§ **Exercise**:
Working from the data below, reproduce exactly the lines starting at the one that holds "Convert this diagram to TikZ code." and ending at the one that holds "(0,0) rectangle (994,459);". Pictures are excluded.
>>>>
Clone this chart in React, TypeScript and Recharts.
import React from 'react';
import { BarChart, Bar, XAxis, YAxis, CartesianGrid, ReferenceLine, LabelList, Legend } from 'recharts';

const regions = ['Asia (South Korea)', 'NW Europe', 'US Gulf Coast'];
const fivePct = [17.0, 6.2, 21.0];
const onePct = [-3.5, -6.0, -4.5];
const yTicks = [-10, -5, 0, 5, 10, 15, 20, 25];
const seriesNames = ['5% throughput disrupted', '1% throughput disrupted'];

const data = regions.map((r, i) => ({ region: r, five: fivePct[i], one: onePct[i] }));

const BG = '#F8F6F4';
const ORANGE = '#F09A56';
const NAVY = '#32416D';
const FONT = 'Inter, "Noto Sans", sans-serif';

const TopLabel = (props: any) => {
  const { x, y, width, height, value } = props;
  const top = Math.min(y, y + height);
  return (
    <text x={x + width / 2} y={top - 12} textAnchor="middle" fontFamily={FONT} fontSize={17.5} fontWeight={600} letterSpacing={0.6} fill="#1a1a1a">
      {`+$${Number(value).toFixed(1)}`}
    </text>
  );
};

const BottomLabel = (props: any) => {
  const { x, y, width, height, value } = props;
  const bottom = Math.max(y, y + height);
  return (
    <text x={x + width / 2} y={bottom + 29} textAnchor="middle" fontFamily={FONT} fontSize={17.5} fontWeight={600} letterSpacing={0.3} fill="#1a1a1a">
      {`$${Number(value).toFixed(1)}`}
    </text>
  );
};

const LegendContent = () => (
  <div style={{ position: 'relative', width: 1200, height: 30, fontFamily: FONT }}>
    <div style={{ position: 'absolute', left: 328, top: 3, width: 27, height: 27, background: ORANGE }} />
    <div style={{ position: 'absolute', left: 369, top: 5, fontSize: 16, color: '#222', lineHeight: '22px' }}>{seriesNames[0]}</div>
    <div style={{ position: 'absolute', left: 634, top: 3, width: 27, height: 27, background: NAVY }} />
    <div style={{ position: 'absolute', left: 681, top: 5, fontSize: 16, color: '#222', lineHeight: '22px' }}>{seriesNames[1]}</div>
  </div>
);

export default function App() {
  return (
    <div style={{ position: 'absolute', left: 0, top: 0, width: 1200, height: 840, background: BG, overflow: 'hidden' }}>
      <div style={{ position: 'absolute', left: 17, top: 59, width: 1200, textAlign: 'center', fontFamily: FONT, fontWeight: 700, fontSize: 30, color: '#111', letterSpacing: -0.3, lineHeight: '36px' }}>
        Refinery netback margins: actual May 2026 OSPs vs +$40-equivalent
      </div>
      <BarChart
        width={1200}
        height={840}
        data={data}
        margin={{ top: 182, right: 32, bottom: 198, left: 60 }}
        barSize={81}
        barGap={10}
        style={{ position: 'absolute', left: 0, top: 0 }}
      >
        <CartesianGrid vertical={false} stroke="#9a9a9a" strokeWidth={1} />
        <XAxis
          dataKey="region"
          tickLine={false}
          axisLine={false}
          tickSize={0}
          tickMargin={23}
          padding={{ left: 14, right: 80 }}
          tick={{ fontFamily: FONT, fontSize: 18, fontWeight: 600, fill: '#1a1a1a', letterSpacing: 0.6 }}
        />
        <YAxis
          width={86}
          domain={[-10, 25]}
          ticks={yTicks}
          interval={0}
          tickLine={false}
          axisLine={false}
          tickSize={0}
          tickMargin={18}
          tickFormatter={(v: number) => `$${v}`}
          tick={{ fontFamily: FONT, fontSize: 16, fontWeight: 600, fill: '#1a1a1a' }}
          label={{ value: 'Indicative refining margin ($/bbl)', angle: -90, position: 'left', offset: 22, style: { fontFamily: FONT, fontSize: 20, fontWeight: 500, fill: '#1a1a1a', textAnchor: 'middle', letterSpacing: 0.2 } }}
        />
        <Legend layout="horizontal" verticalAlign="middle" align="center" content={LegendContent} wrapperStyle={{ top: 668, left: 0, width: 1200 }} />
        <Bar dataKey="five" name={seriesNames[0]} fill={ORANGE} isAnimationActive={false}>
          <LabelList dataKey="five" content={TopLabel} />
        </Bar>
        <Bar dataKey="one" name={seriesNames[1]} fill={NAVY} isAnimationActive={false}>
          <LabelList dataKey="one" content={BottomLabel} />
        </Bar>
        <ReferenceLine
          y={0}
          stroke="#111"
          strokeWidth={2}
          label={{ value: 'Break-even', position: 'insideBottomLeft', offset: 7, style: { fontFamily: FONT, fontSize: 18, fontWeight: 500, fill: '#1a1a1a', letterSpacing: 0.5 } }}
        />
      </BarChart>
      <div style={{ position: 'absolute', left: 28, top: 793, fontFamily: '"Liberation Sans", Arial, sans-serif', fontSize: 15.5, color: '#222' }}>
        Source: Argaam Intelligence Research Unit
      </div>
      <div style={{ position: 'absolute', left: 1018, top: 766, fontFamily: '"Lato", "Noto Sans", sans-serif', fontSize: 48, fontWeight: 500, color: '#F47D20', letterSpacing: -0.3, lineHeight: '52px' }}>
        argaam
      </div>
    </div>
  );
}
<<<<
>>>>
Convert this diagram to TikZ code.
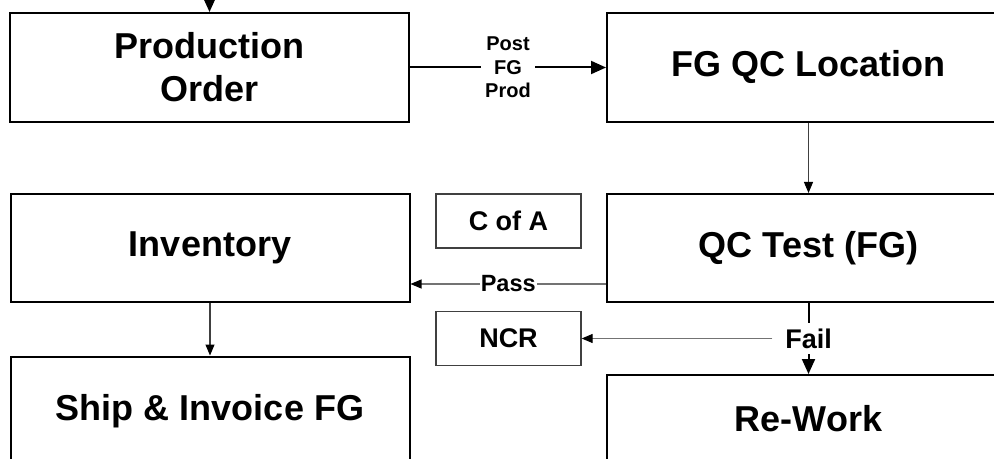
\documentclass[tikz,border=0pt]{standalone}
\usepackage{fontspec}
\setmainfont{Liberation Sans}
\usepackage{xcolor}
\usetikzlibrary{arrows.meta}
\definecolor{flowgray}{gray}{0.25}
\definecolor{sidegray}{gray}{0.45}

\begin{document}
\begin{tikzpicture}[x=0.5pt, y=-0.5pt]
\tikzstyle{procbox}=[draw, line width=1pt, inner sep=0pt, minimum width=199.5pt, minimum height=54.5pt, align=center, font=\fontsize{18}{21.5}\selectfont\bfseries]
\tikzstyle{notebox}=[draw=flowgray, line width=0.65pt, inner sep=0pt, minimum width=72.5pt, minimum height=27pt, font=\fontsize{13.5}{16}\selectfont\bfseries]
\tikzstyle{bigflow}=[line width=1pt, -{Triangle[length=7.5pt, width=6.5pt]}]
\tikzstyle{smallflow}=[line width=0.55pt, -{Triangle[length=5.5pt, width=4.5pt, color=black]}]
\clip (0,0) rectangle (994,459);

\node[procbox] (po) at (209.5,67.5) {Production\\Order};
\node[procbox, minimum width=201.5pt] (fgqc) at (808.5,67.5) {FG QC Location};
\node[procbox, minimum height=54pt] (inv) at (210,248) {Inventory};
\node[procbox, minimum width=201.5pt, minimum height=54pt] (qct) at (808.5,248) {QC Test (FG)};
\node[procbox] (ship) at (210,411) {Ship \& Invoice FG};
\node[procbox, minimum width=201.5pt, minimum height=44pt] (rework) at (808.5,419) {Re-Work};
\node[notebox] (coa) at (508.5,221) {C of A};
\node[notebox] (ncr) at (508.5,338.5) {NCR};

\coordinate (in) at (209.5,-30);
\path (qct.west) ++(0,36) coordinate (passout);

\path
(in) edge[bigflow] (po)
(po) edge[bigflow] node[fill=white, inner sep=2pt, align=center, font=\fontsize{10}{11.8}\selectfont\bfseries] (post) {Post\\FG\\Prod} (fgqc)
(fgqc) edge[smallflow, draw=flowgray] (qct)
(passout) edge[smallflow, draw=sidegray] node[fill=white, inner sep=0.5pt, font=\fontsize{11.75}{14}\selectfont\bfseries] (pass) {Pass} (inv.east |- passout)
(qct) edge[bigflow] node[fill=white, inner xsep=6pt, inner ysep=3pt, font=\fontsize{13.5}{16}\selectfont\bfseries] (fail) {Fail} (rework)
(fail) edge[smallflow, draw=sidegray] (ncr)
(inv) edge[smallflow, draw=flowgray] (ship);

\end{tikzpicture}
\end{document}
<<<<
>>>>
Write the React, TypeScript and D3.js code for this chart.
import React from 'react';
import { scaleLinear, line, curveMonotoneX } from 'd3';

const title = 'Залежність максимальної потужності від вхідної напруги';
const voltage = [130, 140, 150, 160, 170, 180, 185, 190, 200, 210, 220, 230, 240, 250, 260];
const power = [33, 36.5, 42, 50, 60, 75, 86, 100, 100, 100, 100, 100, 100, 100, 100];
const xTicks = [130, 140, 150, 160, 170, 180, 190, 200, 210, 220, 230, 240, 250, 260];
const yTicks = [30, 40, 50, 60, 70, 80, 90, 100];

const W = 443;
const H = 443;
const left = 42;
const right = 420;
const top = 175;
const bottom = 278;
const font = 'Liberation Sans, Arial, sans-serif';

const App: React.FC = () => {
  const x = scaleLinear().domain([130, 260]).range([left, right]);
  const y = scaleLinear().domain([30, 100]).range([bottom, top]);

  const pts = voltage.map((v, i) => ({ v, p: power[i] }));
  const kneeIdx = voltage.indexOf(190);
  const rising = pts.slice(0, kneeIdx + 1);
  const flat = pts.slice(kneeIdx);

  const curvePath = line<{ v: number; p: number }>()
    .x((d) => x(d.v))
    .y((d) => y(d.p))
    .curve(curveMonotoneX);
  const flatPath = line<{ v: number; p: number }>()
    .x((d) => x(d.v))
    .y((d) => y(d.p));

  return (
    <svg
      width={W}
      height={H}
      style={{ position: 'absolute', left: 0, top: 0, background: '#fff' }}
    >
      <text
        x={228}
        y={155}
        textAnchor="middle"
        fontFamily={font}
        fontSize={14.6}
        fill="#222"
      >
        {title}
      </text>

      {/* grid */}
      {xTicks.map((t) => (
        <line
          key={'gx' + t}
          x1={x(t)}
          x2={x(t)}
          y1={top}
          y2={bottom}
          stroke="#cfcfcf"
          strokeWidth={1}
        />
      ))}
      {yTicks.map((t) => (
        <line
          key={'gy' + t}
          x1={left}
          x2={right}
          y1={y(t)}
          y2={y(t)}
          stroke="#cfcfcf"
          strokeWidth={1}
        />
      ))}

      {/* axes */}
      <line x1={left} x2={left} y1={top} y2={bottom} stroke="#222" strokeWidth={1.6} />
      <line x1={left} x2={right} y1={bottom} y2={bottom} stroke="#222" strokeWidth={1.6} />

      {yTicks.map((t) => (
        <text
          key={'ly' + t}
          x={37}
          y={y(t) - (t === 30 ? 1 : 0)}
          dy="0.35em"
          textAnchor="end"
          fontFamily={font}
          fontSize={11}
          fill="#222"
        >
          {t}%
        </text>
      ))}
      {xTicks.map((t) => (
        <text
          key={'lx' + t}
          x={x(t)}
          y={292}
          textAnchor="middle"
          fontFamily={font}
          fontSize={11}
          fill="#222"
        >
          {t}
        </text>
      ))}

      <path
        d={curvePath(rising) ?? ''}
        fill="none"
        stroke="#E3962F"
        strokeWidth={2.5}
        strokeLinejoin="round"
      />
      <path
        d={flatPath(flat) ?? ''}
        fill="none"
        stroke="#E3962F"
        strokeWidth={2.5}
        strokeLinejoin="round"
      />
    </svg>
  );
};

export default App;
<<<<
§ **Correct output**:
Convert this diagram to TikZ code.
\documentclass[tikz,border=0pt]{standalone}
\usepackage{fontspec}
\setmainfont{Liberation Sans}
\usepackage{xcolor}
\usetikzlibrary{arrows.meta}
\definecolor{flowgray}{gray}{0.25}
\definecolor{sidegray}{gray}{0.45}

\begin{document}
\begin{tikzpicture}[x=0.5pt, y=-0.5pt]
\tikzstyle{procbox}=[draw, line width=1pt, inner sep=0pt, minimum width=199.5pt, minimum height=54.5pt, align=center, font=\fontsize{18}{21.5}\selectfont\bfseries]
\tikzstyle{notebox}=[draw=flowgray, line width=0.65pt, inner sep=0pt, minimum width=72.5pt, minimum height=27pt, font=\fontsize{13.5}{16}\selectfont\bfseries]
\tikzstyle{bigflow}=[line width=1pt, -{Triangle[length=7.5pt, width=6.5pt]}]
\tikzstyle{smallflow}=[line width=0.55pt, -{Triangle[length=5.5pt, width=4.5pt, color=black]}]
\clip (0,0) rectangle (994,459);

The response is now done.